---------- Source material

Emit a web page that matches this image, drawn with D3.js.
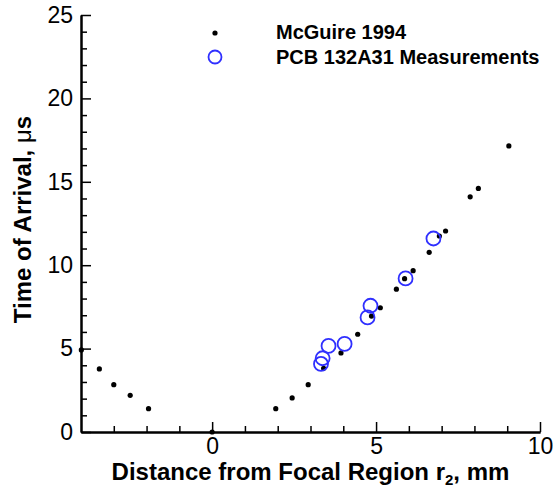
<!DOCTYPE html>
<html>
<head>
<meta charset="utf-8">
<script src="https://cdn.jsdelivr.net/npm/d3@7"></script>
<style>
    body { margin: 0; background: #fff; }
    svg { font-family: Arial, "Liberation Sans", sans-serif; }
    .axis path.domain { stroke: #000; stroke-width: 2px; }
    .axis line { stroke: #000; stroke-width: 1.5px; }
    .axis text { font-size: 23px; fill: #000; }
    .axis-label { font-size: 24px; font-weight: bold; fill: #000; }
    .legend-text { font-size: 20px; font-weight: bold; fill: #000; }
</style>
</head>
<body>
<div id="chart"></div>
<script>
// McGuire 1994 data (distance r2 in mm, time of arrival in microseconds)
var mcguireX = [-3.99, -3.44, -3.0, -2.5, -1.94, 0, 1.94, 2.44, 2.93, 3.40, 3.93, 4.44,
                4.86, 5.13, 5.62, 5.87, 6.13, 6.62, 6.93, 7.12, 7.87, 8.12, 9.05];
var mcguireY = [4.92, 3.78, 2.84, 2.2, 1.4, 0, 1.4, 2.04, 2.84, 3.82, 4.74, 5.86,
                6.95, 7.45, 8.56, 9.19, 9.67, 10.77, 11.75, 12.05, 14.1, 14.6, 17.15];

// PCB 132A31 measurements
var pcbX = [3.32, 3.37, 3.55, 4.04, 4.74, 4.83, 5.9, 6.75];
var pcbY = [4.08, 4.42, 5.16, 5.28, 6.87, 7.57, 9.21, 11.6];

var xMajorTicks = [0, 5, 10];
var xMinorTicks = [-3, -2, -1, 1, 2, 3, 4, 6, 7, 8, 9];
var yMajorTicks = [0, 5, 10, 15, 20, 25];
var yMinorTicks = [1, 2, 3, 4, 6, 7, 8, 9, 11, 12, 13, 14, 16, 17, 18, 19, 21, 22, 23, 24];

var legendNames = ["McGuire 1994", "PCB 132A31 Measurements"];

var margin = {top: 15, right: 13, bottom: 57, left: 81};
var width = 553 - margin.left - margin.right;
var height = 489 - margin.top - margin.bottom;

var svg = d3.select("#chart").append("svg")
    .attr("width", 553)
    .attr("height", 489)
    .append("g")
    .attr("transform", "translate(" + margin.left + "," + margin.top + ")");

var x = d3.scaleLinear().domain([-4, 10]).range([0, width]);
var y = d3.scaleLinear().domain([0, 25]).range([height, 0]);

// minor ticks first, pointing into the plot
svg.append("g")
    .attr("class", "axis")
    .attr("transform", "translate(0," + height + ")")
    .call(d3.axisBottom(x).tickValues(xMinorTicks).tickFormat("")
        .tickSizeInner(-6).tickSizeOuter(0));

svg.append("g")
    .attr("class", "axis")
    .call(d3.axisLeft(y).tickValues(yMinorTicks).tickFormat("")
        .tickSizeInner(-6).tickSizeOuter(0));

var xAxis = svg.append("g")
    .attr("class", "axis x-axis")
    .attr("transform", "translate(0," + height + ")")
    .call(d3.axisBottom(x).tickValues(xMajorTicks).tickFormat(d3.format("d"))
        .tickSizeInner(-10).tickSizeOuter(0).tickPadding(6));
xAxis.selectAll("text").attr("dy", "0.71em").attr("y", 6);

var yAxis = svg.append("g")
    .attr("class", "axis y-axis")
    .call(d3.axisLeft(y).tickValues(yMajorTicks).tickFormat(d3.format("d"))
        .tickSizeInner(-10).tickSizeOuter(0));
yAxis.selectAll("text").attr("x", -8);

// axis titles
var xTitle = svg.append("text")
    .attr("class", "axis-label")
    .attr("text-anchor", "middle")
    .attr("x", width / 2)
    .attr("y", height + 48);
xTitle.append("tspan").text("Distance from Focal Region r");
xTitle.append("tspan").attr("font-size", "15px").attr("dy", 5).text("2");
xTitle.append("tspan").attr("dy", -5).text(", mm");

var yTitle = svg.append("text")
    .attr("class", "axis-label")
    .attr("text-anchor", "middle")
    .attr("transform", "translate(-50," + (height / 2 - 4) + ") rotate(-90)");
yTitle.append("tspan").text("Time of Arrival, ");
yTitle.append("tspan").attr("font-weight", "normal").text("\u03bc");
yTitle.append("tspan").text("s");

// data points
svg.selectAll(".mcguire")
    .data(mcguireX)
    .enter()
    .append("circle")
    .attr("class", "mcguire")
    .attr("cx", function(d) { return x(d); })
    .attr("cy", function(d, i) { return y(mcguireY[i]); })
    .attr("r", 2.6)
    .attr("fill", "#000");

svg.selectAll(".pcb")
    .data(pcbX)
    .enter()
    .append("circle")
    .attr("class", "pcb")
    .attr("cx", function(d) { return x(d); })
    .attr("cy", function(d, i) { return y(pcbY[i]); })
    .attr("r", 7)
    .attr("fill", "none")
    .attr("stroke", "#2f2fff")
    .attr("stroke-width", 1.8);

// legend
var legend = svg.append("g").attr("transform", "translate(134, 18)");
legend.append("circle")
    .attr("cx", 0).attr("cy", 0).attr("r", 2.6).attr("fill", "#000");
legend.append("circle")
    .attr("cx", 0).attr("cy", 24).attr("r", 6.5)
    .attr("fill", "none").attr("stroke", "#2f2fff").attr("stroke-width", 1.8);
legend.selectAll(".legend-text")
    .data(legendNames)
    .enter()
    .append("text")
    .attr("class", "legend-text")
    .attr("x", 61)
    .attr("y", function(d, i) { return 6 + i * 25; })
    .text(function(d) { return d; });
</script>
</body>
</html>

--------------------

▶ [Challenge]
From the material above, copy everything exactly but the pictures.

▶ [Answer to the exercise]
Emit a web page that matches this image, drawn with D3.js.
<!DOCTYPE html>
<html>
<head>
<meta charset="utf-8">
<script src="https://cdn.jsdelivr.net/npm/d3@7"></script>
<style>
    body { margin: 0; background: #fff; }
    svg { font-family: Arial, "Liberation Sans", sans-serif; }
    .axis path.domain { stroke: #000; stroke-width: 2px; }
    .axis line { stroke: #000; stroke-width: 1.5px; }
    .axis text { font-size: 23px; fill: #000; }
    .axis-label { font-size: 24px; font-weight: bold; fill: #000; }
    .legend-text { font-size: 20px; font-weight: bold; fill: #000; }
</style>
</head>
<body>
<div id="chart"></div>
<script>
// McGuire 1994 data (distance r2 in mm, time of arrival in microseconds)
var mcguireX = [-3.99, -3.44, -3.0, -2.5, -1.94, 0, 1.94, 2.44, 2.93, 3.40, 3.93, 4.44,
                4.86, 5.13, 5.62, 5.87, 6.13, 6.62, 6.93, 7.12, 7.87, 8.12, 9.05];
var mcguireY = [4.92, 3.78, 2.84, 2.2, 1.4, 0, 1.4, 2.04, 2.84, 3.82, 4.74, 5.86,
                6.95, 7.45, 8.56, 9.19, 9.67, 10.77, 11.75, 12.05, 14.1, 14.6, 17.15];

// PCB 132A31 measurements
var pcbX = [3.32, 3.37, 3.55, 4.04, 4.74, 4.83, 5.9, 6.75];
var pcbY = [4.08, 4.42, 5.16, 5.28, 6.87, 7.57, 9.21, 11.6];

var xMajorTicks = [0, 5, 10];
var xMinorTicks = [-3, -2, -1, 1, 2, 3, 4, 6, 7, 8, 9];
var yMajorTicks = [0, 5, 10, 15, 20, 25];
var yMinorTicks = [1, 2, 3, 4, 6, 7, 8, 9, 11, 12, 13, 14, 16, 17, 18, 19, 21, 22, 23, 24];

var legendNames = ["McGuire 1994", "PCB 132A31 Measurements"];

var margin = {top: 15, right: 13, bottom: 57, left: 81};
var width = 553 - margin.left - margin.right;
var height = 489 - margin.top - margin.bottom;

var svg = d3.select("#chart").append("svg")
    .attr("width", 553)
    .attr("height", 489)
    .append("g")
    .attr("transform", "translate(" + margin.left + "," + margin.top + ")");

var x = d3.scaleLinear().domain([-4, 10]).range([0, width]);
var y = d3.scaleLinear().domain([0, 25]).range([height, 0]);

// minor ticks first, pointing into the plot
svg.append("g")
    .attr("class", "axis")
    .attr("transform", "translate(0," + height + ")")
    .call(d3.axisBottom(x).tickValues(xMinorTicks).tickFormat("")
        .tickSizeInner(-6).tickSizeOuter(0));

svg.append("g")
    .attr("class", "axis")
    .call(d3.axisLeft(y).tickValues(yMinorTicks).tickFormat("")
        .tickSizeInner(-6).tickSizeOuter(0));

var xAxis = svg.append("g")
    .attr("class", "axis x-axis")
    .attr("transform", "translate(0," + height + ")")
    .call(d3.axisBottom(x).tickValues(xMajorTicks).tickFormat(d3.format("d"))
        .tickSizeInner(-10).tickSizeOuter(0).tickPadding(6));
xAxis.selectAll("text").attr("dy", "0.71em").attr("y", 6);

var yAxis = svg.append("g")
    .attr("class", "axis y-axis")
    .call(d3.axisLeft(y).tickValues(yMajorTicks).tickFormat(d3.format("d"))
        .tickSizeInner(-10).tickSizeOuter(0));
yAxis.selectAll("text").attr("x", -8);

// axis titles
var xTitle = svg.append("text")
    .attr("class", "axis-label")
    .attr("text-anchor", "middle")
    .attr("x", width / 2)
    .attr("y", height + 48);
xTitle.append("tspan").text("Distance from Focal Region r");
xTitle.append("tspan").attr("font-size", "15px").attr("dy", 5).text("2");
xTitle.append("tspan").attr("dy", -5).text(", mm");

var yTitle = svg.append("text")
    .attr("class", "axis-label")
    .attr("text-anchor", "middle")
    .attr("transform", "translate(-50," + (height / 2 - 4) + ") rotate(-90)");
yTitle.append("tspan").text("Time of Arrival, ");
yTitle.append("tspan").attr("font-weight", "normal").text("\u03bc");
yTitle.append("tspan").text("s");

// data points
svg.selectAll(".mcguire")
    .data(mcguireX)
    .enter()
    .append("circle")
    .attr("class", "mcguire")
    .attr("cx", function(d) { return x(d); })
    .attr("cy", function(d, i) { return y(mcguireY[i]); })
    .attr("r", 2.6)
    .attr("fill", "#000");

svg.selectAll(".pcb")
    .data(pcbX)
    .enter()
    .append("circle")
    .attr("class", "pcb")
    .attr("cx", function(d) { return x(d); })
    .attr("cy", function(d, i) { return y(pcbY[i]); })
    .attr("r", 7)
    .attr("fill", "none")
    .attr("stroke", "#2f2fff")
    .attr("stroke-width", 1.8);

// legend
var legend = svg.append("g").attr("transform", "translate(134, 18)");
legend.append("circle")
    .attr("cx", 0).attr("cy", 0).attr("r", 2.6).attr("fill", "#000");
legend.append("circle")
    .attr("cx", 0).attr("cy", 24).attr("r", 6.5)
    .attr("fill", "none").attr("stroke", "#2f2fff").attr("stroke-width", 1.8);
legend.selectAll(".legend-text")
    .data(legendNames)
    .enter()
    .append("text")
    .attr("class", "legend-text")
    .attr("x", 61)
    .attr("y", function(d, i) { return 6 + i * 25; })
    .text(function(d) { return d; });
</script>
</body>
</html>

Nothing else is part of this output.